**STORED DATA**.
####################
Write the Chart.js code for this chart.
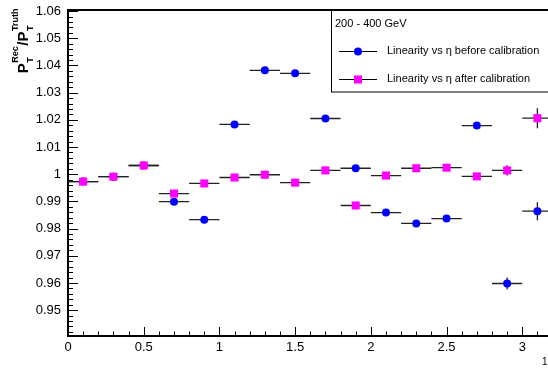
<!DOCTYPE html>
<html>
<head>
<meta charset="utf-8">
<script src="https://cdn.jsdelivr.net/npm/chart.js@4.4.0/dist/chart.umd.min.js"></script>
<style>
  html, body { margin: 0; padding: 0; background: #fff; }
  #wrap { width: 548px; height: 369px; }
</style>
</head>
<body>
<div id="wrap"><canvas id="linChart" width="548" height="369"></canvas></div>
<script>
// eta bin centres, bin width 0.2
const etaBins = [0.1, 0.3, 0.5, 0.7, 0.9, 1.1, 1.3, 1.5, 1.7, 1.9, 2.1, 2.3, 2.5, 2.7, 2.9, 3.1];
const etaHalfWidth = 0.1;

// Linearity before calibration (blue)
const beforeCalib    = [0.9973, 0.9991, 1.0032, 0.9899, 0.9833, 1.0183, 1.0382, 1.0371, 1.0205, 1.0022, 0.9859, 0.9819, 0.9837, 1.0179, 0.9598, 0.9864];
const beforeCalibErr = [0.0004, 0.0004, 0.0005, 0.0006, 0.0006, 0.0006, 0.0006, 0.0007, 0.0007, 0.0007, 0.0008, 0.0008, 0.0009, 0.0010, 0.0022, 0.0033];

// Linearity after calibration (magenta)
const afterCalib    = [0.9973, 0.9991, 1.0032, 0.9929, 0.9966, 0.9988, 0.9998, 0.9969, 1.0014, 0.9885, 0.9995, 1.0022, 1.0024, 0.9992, 1.0014, 1.0206];
const afterCalibErr = [0.0004, 0.0004, 0.0005, 0.0006, 0.0006, 0.0006, 0.0006, 0.0007, 0.0007, 0.0007, 0.0008, 0.0008, 0.0009, 0.0010, 0.0019, 0.0037];

// Axis ticks
const xTickValues = [0, 0.5, 1, 1.5, 2, 2.5, 3];
const xTickLabels = ['0', '0.5', '1', '1.5', '2', '2.5', '3'];
const yTickValues = [0.95, 0.96, 0.97, 0.98, 0.99, 1.0, 1.01, 1.02, 1.03, 1.04, 1.05, 1.06];
const yTickLabels = ['0.95', '0.96', '0.97', '0.98', '0.99', '1', '1.01', '1.02', '1.03', '1.04', '1.05', '1.06'];

const legendHeader = '200 - 400 GeV';
const seriesLabels = ['Linearity vs \u03b7 before calibration', 'Linearity vs \u03b7 after calibration'];

const COLORS = { blue: '#0000ff', magenta: '#ff00ff', axis: '#000000' };
const FONT = "'Liberation Sans', Arial, Helvetica, sans-serif";

// ----------------------------------------------------
// Plugins (ROOT style decorations)
// ----------------------------------------------------

// horizontal bin-width bars + vertical stat errors, under the markers
const errorBarPlugin = {
    id: 'errorBars',
    beforeDatasetsDraw(chart) {
        const { ctx, chartArea, scales: { x, y } } = chart;
        ctx.save();
        ctx.beginPath();
        ctx.rect(chartArea.left, chartArea.top, chartArea.right - chartArea.left + 10, chartArea.bottom - chartArea.top);
        ctx.clip();
        ctx.strokeStyle = '#222';
        ctx.lineWidth = 1.3;
        chart.data.datasets.forEach(ds => {
            ds.data.forEach((pt, i) => {
                const yc = y.getPixelForValue(pt.y);
                const xc = x.getPixelForValue(pt.x);
                ctx.beginPath();
                ctx.moveTo(x.getPixelForValue(pt.x - etaHalfWidth), yc);
                ctx.lineTo(x.getPixelForValue(pt.x + etaHalfWidth), yc);
                ctx.moveTo(xc, y.getPixelForValue(pt.y - ds.errors[i]));
                ctx.lineTo(xc, y.getPixelForValue(pt.y + ds.errors[i]));
                ctx.stroke();
            });
        });
        ctx.restore();
    }
};

// top frame line, inward major/minor ticks, axis title, legend box
const decorPlugin = {
    id: 'decor',
    afterDraw(chart) {
        const { ctx, chartArea, scales: { x, y } } = chart;
        ctx.save();
        ctx.strokeStyle = COLORS.axis;

        // top frame
        ctx.lineWidth = 2;
        ctx.beginPath();
        ctx.moveTo(chartArea.left - 1, chartArea.top);
        ctx.lineTo(chartArea.right + 1, chartArea.top);
        ctx.stroke();

        // y ticks: minor every 0.002, major every 0.01
        ctx.lineWidth = 1;
        ctx.beginPath();
        for (let i = 0; i <= 60; i++) {
            const v = 0.94 + i * 0.002;
            if (v < y.min || v > y.max) continue;
            const py = Math.round(y.getPixelForValue(v)) + 0.5;
            const len = (i % 5 === 0) ? 10 : 5;
            ctx.moveTo(chartArea.left, py);
            ctx.lineTo(chartArea.left + len, py);
        }
        // x ticks: minor every 0.1, major every 0.5
        for (let i = 0; i <= 32; i++) {
            const v = i * 0.1;
            if (v > x.max) continue;
            const px = Math.round(x.getPixelForValue(v)) + 0.5;
            const len = (i % 5 === 0) ? 9 : 4.5;
            ctx.moveTo(px, chartArea.bottom);
            ctx.lineTo(px, chartArea.bottom - len);
        }
        ctx.stroke();

        // y axis title: P_T^Rec / P_T^Truth (rotated)
        const big = 'bold 15px ' + FONT;
        const small = 'bold 9px ' + FONT;
        const parts = [
            { t: 'P', sub: 'T', sup: 'Rec' },
            { t: '/P', sub: 'T', sup: 'Truth' }
        ];
        let total = 0;
        parts.forEach(p => {
            ctx.font = big; p.w = ctx.measureText(p.t).width;
            ctx.font = small; p.sw = Math.max(ctx.measureText(p.sub).width, ctx.measureText(p.sup).width);
            total += p.w + p.sw + 1;
        });
        ctx.translate(28, 8 + total);
        ctx.rotate(-Math.PI / 2);
        ctx.fillStyle = '#000';
        ctx.textBaseline = 'alphabetic';
        let cx = 0;
        parts.forEach(p => {
            ctx.font = big;
            ctx.fillText(p.t, cx, 0);
            cx += p.w;
            ctx.font = small;
            ctx.fillText(p.sub, cx + 0.5, 5);
            ctx.fillText(p.sup, cx + 0.5, -10);
            cx += p.sw + 1;
        });
        ctx.restore();

        // legend box
        ctx.save();
        ctx.strokeStyle = '#000';
        ctx.lineWidth = 1;
        ctx.strokeRect(331.5, chartArea.top, 230, 82);
        ctx.fillStyle = '#000';
        ctx.font = '11px ' + FONT;
        ctx.textBaseline = 'middle';
        ctx.fillText(legendHeader, 335, 24);
        const rows = [51, 79];
        chart.data.datasets.forEach((ds, i) => {
            const ry = rows[i] + 0.5;
            ctx.beginPath();
            ctx.moveTo(339, ry);
            ctx.lineTo(377, ry);
            ctx.stroke();
            ctx.fillStyle = ds.pointBackgroundColor;
            if (ds.pointStyle === 'rect') {
                ctx.fillRect(358 - 4, ry - 4, 8, 8);
            } else {
                ctx.beginPath();
                ctx.arc(358, ry, 4, 0, Math.PI * 2);
                ctx.fill();
            }
            ctx.fillStyle = '#000';
            ctx.fillText(seriesLabels[i], 387, rows[i]);
        });

        // clipped axis title remnant in the corner
        ctx.font = '10px ' + FONT;
        ctx.fillText('1', 542, 362);
        ctx.restore();
    }
};

// ----------------------------------------------------
// Chart
// ----------------------------------------------------
const toPoints = (vals) => vals.map((v, i) => ({ x: etaBins[i], y: v }));

const ctx = document.getElementById('linChart').getContext('2d');
new Chart(ctx, {
    type: 'scatter',
    data: {
        datasets: [
            {
                label: seriesLabels[0],
                data: toPoints(beforeCalib),
                errors: beforeCalibErr,
                pointStyle: 'circle',
                pointRadius: 4,
                pointBackgroundColor: COLORS.blue,
                pointBorderWidth: 0,
                order: 2
            },
            {
                label: seriesLabels[1],
                data: toPoints(afterCalib),
                errors: afterCalibErr,
                pointStyle: 'rect',
                pointRadius: 5.7,
                pointBackgroundColor: COLORS.magenta,
                pointBorderWidth: 0,
                order: 1
            }
        ]
    },
    options: {
        responsive: false,
        animation: false,
        events: [],
        layout: { autoPadding: false, padding: { top: 10, right: 0, left: 0, bottom: 0 } },
        plugins: {
            legend: { display: false },
            tooltip: { enabled: false }
        },
        scales: {
            x: {
                type: 'linear',
                min: 0,
                max: 3.17,
                grid: { display: false, drawTicks: false },
                border: { display: true, color: COLORS.axis, width: 2 },
                afterBuildTicks: s => { s.ticks = xTickValues.map(v => ({ value: v })); },
                afterFit: s => { s.height = 33; s.paddingLeft = 0; s.paddingRight = 0; },
                ticks: {
                    autoSkip: false,
                    maxRotation: 0,
                    padding: 4,
                    color: '#000',
                    font: { family: FONT, size: 13 },
                    callback: v => xTickLabels[xTickValues.indexOf(v)]
                }
            },
            y: {
                type: 'linear',
                min: 0.9405,
                max: 1.0604,
                grid: { display: false, drawTicks: false },
                border: { display: true, color: COLORS.axis, width: 2 },
                afterBuildTicks: s => { s.ticks = yTickValues.map(v => ({ value: v })); },
                afterFit: s => { s.width = 68; s.paddingTop = 0; s.paddingBottom = 0; },
                ticks: {
                    autoSkip: false,
                    padding: 7,
                    color: '#000',
                    font: { family: FONT, size: 13 },
                    callback: v => yTickLabels[yTickValues.indexOf(v)]
                }
            }
        }
    },
    plugins: [errorBarPlugin, decorPlugin]
});
</script>
</body>
</html>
####################
**WHAT YOU WILL DO**.
From the first line of the material down to the line containing "0.0010, 0.0019, 0.0037];", inclusive, return each line exactly, skipping any picture.

**EXERCISE ANSWER**.
Write the Chart.js code for this chart.
<!DOCTYPE html>
<html>
<head>
<meta charset="utf-8">
<script src="https://cdn.jsdelivr.net/npm/chart.js@4.4.0/dist/chart.umd.min.js"></script>
<style>
  html, body { margin: 0; padding: 0; background: #fff; }
  #wrap { width: 548px; height: 369px; }
</style>
</head>
<body>
<div id="wrap"><canvas id="linChart" width="548" height="369"></canvas></div>
<script>
// eta bin centres, bin width 0.2
const etaBins = [0.1, 0.3, 0.5, 0.7, 0.9, 1.1, 1.3, 1.5, 1.7, 1.9, 2.1, 2.3, 2.5, 2.7, 2.9, 3.1];
const etaHalfWidth = 0.1;

// Linearity before calibration (blue)
const beforeCalib    = [0.9973, 0.9991, 1.0032, 0.9899, 0.9833, 1.0183, 1.0382, 1.0371, 1.0205, 1.0022, 0.9859, 0.9819, 0.9837, 1.0179, 0.9598, 0.9864];
const beforeCalibErr = [0.0004, 0.0004, 0.0005, 0.0006, 0.0006, 0.0006, 0.0006, 0.0007, 0.0007, 0.0007, 0.0008, 0.0008, 0.0009, 0.0010, 0.0022, 0.0033];

// Linearity after calibration (magenta)
const afterCalib    = [0.9973, 0.9991, 1.0032, 0.9929, 0.9966, 0.9988, 0.9998, 0.9969, 1.0014, 0.9885, 0.9995, 1.0022, 1.0024, 0.9992, 1.0014, 1.0206];
const afterCalibErr = [0.0004, 0.0004, 0.0005, 0.0006, 0.0006, 0.0006, 0.0006, 0.0007, 0.0007, 0.0007, 0.0008, 0.0008, 0.0009, 0.0010, 0.0019, 0.0037];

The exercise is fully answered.